**Short exercise:** It is required that the lines from the top of the listing through the line with "plt.rcParams['font.family'] = ['Liberation" be reproduced exactly, excluding pictures.
------------------------
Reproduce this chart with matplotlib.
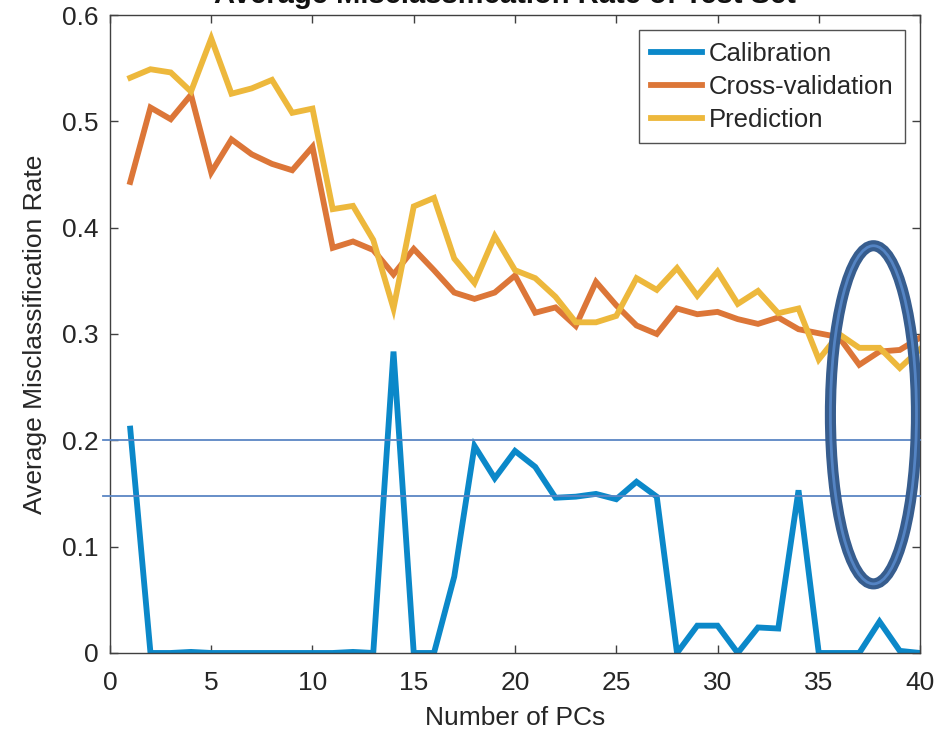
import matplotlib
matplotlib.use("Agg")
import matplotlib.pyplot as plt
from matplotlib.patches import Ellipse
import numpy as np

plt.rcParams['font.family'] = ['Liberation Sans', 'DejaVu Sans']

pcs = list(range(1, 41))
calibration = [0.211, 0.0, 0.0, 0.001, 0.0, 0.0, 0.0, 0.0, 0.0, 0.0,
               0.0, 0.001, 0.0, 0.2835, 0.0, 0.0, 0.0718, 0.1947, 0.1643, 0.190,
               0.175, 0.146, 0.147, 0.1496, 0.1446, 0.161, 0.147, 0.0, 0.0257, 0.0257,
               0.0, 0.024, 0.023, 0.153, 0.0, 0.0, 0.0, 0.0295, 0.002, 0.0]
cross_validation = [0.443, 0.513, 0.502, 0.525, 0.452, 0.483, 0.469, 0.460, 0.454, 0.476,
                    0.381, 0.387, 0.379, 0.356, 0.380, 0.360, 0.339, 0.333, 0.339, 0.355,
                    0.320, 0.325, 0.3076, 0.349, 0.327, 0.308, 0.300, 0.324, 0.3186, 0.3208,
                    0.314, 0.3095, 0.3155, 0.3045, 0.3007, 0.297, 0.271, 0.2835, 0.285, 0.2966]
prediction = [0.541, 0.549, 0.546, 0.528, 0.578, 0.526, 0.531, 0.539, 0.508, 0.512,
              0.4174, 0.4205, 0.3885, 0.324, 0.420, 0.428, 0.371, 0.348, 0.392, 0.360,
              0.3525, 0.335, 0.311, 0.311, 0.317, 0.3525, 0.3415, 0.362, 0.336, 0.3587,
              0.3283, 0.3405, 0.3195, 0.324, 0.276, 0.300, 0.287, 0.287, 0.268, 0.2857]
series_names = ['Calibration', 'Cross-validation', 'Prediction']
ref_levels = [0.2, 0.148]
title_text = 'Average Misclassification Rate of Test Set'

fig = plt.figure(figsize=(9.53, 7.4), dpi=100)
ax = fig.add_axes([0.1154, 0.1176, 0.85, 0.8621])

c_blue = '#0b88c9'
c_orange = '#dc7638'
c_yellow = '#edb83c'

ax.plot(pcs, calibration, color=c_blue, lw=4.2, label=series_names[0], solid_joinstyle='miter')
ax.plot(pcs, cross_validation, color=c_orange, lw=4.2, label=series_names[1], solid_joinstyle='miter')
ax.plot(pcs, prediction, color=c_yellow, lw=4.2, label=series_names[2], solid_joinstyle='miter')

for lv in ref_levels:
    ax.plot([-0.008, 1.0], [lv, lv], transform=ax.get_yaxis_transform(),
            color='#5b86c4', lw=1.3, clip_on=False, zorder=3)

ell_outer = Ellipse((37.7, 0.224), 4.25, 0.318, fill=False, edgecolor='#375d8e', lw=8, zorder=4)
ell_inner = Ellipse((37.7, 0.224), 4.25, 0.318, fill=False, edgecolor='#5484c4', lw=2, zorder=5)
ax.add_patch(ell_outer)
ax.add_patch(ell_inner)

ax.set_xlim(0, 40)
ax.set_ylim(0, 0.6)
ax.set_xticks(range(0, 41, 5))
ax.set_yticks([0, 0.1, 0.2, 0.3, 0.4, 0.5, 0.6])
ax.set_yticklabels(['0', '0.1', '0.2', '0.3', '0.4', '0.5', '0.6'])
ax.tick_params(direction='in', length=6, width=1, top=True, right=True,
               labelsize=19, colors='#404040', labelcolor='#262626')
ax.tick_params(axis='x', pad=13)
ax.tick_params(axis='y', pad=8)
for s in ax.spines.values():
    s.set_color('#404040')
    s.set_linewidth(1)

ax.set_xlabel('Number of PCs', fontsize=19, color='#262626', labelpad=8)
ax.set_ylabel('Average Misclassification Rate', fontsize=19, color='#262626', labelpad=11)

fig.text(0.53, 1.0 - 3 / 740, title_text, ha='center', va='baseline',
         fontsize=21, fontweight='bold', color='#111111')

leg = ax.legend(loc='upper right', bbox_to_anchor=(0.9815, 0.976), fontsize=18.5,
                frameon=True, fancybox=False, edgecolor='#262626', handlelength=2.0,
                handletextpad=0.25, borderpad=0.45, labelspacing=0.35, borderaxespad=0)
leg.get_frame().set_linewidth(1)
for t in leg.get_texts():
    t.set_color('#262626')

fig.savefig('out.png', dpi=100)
------------------------
**Result of this task:**
Reproduce this chart with matplotlib.
import matplotlib
matplotlib.use("Agg")
import matplotlib.pyplot as plt
from matplotlib.patches import Ellipse
import numpy as np

plt.rcParams['font.family'] = ['Liberation Sans', 'DejaVu Sans']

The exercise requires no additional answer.